§ **Short task**
Starting from the line that contains "Clone this chart in matplotlib.", copy every line exactly until the line that contains "plt.rcParams['font.family'] = ['Open", which is also included.

* begin Exercise materials *

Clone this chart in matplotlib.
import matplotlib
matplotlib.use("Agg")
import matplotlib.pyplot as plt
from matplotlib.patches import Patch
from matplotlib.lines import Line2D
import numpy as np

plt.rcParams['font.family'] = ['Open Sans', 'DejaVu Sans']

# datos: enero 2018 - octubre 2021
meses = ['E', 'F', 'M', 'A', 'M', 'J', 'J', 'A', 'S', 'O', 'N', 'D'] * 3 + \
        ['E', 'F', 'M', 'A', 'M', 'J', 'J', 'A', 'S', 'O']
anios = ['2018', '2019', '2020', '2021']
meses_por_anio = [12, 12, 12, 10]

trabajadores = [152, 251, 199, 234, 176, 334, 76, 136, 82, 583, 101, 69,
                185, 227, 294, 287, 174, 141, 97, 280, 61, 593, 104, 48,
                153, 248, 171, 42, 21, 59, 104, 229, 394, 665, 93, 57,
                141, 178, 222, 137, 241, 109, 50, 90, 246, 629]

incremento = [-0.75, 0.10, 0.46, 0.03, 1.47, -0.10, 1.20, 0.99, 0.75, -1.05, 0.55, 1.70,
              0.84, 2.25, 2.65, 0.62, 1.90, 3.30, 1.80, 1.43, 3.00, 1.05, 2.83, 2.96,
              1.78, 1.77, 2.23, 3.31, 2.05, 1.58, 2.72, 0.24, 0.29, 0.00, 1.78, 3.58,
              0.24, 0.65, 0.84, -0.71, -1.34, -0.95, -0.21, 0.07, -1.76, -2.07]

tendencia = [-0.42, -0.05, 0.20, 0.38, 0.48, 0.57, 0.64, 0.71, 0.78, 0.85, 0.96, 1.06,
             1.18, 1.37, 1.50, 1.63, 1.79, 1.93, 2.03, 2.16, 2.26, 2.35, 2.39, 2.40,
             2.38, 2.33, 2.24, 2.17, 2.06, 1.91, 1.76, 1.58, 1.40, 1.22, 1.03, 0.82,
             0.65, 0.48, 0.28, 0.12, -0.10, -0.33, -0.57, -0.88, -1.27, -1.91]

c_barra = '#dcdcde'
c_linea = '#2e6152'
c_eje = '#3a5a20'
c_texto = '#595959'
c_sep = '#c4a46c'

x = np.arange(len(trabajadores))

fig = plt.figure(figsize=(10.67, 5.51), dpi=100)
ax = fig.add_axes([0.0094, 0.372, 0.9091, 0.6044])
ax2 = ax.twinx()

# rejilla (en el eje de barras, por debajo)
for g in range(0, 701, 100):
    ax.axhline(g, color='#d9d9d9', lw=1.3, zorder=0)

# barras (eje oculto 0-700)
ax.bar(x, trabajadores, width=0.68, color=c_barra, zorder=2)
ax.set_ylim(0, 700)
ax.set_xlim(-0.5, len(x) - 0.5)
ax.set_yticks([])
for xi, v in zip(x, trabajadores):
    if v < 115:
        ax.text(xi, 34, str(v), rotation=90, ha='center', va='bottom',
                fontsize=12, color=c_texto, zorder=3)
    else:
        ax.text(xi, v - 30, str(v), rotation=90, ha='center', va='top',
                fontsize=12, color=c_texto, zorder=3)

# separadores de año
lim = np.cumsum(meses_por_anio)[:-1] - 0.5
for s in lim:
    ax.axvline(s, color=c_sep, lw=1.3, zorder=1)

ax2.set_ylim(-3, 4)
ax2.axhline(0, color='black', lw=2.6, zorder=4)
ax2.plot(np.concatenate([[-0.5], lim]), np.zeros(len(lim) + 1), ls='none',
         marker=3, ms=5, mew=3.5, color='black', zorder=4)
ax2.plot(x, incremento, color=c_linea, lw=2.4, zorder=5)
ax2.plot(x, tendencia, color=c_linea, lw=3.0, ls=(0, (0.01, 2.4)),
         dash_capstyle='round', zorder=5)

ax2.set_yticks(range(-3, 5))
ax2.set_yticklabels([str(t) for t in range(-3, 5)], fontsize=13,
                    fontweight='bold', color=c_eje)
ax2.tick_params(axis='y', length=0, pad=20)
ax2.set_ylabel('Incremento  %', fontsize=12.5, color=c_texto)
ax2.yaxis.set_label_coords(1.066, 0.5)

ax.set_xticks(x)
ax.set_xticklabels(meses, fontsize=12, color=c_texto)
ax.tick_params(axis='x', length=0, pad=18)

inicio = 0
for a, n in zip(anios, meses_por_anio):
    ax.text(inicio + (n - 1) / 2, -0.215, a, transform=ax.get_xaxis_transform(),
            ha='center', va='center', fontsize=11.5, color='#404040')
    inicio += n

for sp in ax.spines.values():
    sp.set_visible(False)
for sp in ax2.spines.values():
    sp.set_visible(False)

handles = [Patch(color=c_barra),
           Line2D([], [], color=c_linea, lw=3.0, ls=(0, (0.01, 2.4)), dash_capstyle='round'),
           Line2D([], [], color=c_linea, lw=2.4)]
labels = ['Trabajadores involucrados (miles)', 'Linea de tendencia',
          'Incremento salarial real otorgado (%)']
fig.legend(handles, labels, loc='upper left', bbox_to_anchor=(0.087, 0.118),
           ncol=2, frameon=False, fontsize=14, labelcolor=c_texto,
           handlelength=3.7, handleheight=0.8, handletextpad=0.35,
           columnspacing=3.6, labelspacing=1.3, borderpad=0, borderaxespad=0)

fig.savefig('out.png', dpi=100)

* end Exercise materials *
* begin Exercise materials *

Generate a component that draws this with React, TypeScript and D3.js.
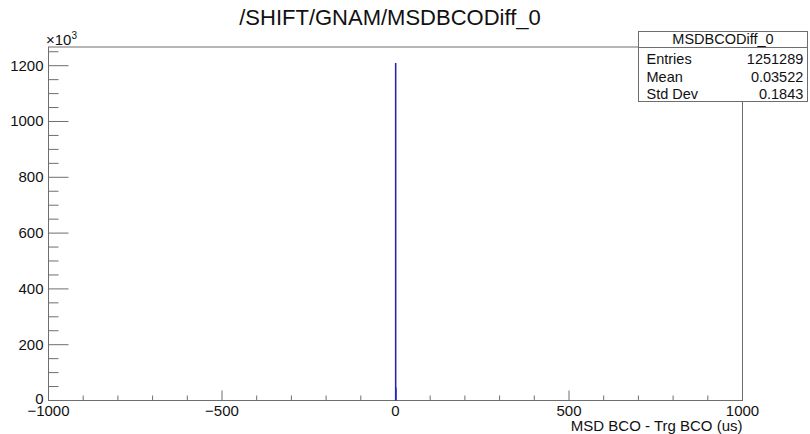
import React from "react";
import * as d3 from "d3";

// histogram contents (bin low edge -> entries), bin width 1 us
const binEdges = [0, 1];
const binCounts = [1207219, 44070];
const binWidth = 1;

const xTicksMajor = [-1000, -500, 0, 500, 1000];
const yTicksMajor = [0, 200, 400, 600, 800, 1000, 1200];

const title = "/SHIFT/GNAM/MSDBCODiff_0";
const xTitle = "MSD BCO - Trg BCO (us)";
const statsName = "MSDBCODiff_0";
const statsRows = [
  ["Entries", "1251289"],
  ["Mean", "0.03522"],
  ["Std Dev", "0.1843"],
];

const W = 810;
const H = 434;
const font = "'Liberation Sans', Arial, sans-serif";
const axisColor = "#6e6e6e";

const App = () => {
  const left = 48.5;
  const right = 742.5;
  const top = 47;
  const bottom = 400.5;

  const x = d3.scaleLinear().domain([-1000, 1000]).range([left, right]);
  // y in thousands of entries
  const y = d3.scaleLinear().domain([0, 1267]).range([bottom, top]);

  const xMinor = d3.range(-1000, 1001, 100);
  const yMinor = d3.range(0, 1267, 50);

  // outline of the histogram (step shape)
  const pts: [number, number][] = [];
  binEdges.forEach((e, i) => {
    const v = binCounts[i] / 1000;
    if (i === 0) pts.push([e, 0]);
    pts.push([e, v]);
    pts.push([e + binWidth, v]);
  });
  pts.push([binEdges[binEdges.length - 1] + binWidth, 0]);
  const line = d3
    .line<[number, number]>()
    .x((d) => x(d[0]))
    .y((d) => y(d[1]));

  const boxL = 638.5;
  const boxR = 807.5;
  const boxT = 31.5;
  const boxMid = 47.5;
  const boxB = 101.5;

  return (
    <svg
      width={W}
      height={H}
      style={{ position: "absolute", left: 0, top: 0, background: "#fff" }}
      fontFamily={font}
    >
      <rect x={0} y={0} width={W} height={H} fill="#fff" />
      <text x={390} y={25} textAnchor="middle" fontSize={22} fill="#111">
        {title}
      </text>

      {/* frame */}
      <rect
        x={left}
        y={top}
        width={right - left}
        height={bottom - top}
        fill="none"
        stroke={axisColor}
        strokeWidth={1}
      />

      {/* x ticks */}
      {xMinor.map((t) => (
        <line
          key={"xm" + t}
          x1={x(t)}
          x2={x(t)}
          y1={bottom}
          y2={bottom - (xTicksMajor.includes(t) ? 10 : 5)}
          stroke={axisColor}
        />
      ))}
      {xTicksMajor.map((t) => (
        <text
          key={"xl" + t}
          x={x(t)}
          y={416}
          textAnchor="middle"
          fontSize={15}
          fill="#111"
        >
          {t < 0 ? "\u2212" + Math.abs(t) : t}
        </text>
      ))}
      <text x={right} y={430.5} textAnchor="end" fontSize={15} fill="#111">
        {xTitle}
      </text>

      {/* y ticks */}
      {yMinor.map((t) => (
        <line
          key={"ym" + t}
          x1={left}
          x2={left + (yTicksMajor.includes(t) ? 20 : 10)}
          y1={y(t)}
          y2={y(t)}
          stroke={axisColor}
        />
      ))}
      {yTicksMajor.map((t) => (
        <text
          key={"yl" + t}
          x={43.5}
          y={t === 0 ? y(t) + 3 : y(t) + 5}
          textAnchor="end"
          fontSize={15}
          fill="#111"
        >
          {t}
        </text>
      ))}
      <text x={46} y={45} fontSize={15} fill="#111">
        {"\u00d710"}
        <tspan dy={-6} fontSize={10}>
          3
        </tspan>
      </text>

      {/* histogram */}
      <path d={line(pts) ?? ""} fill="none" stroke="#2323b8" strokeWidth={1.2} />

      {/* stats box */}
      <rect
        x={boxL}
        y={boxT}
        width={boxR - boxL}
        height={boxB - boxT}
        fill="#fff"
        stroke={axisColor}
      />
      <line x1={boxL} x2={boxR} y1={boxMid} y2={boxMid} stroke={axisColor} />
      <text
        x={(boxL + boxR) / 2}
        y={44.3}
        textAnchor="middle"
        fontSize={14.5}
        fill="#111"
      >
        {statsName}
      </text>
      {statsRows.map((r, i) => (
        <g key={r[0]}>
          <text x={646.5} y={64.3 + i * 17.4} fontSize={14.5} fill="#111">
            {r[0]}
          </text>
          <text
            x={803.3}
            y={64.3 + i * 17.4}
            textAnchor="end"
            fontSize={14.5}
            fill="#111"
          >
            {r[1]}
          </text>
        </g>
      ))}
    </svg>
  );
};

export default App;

* end Exercise materials *

§ **Complete response**
Clone this chart in matplotlib.
import matplotlib
matplotlib.use("Agg")
import matplotlib.pyplot as plt
from matplotlib.patches import Patch
from matplotlib.lines import Line2D
import numpy as np

plt.rcParams['font.family'] = ['Open Sans', 'DejaVu Sans']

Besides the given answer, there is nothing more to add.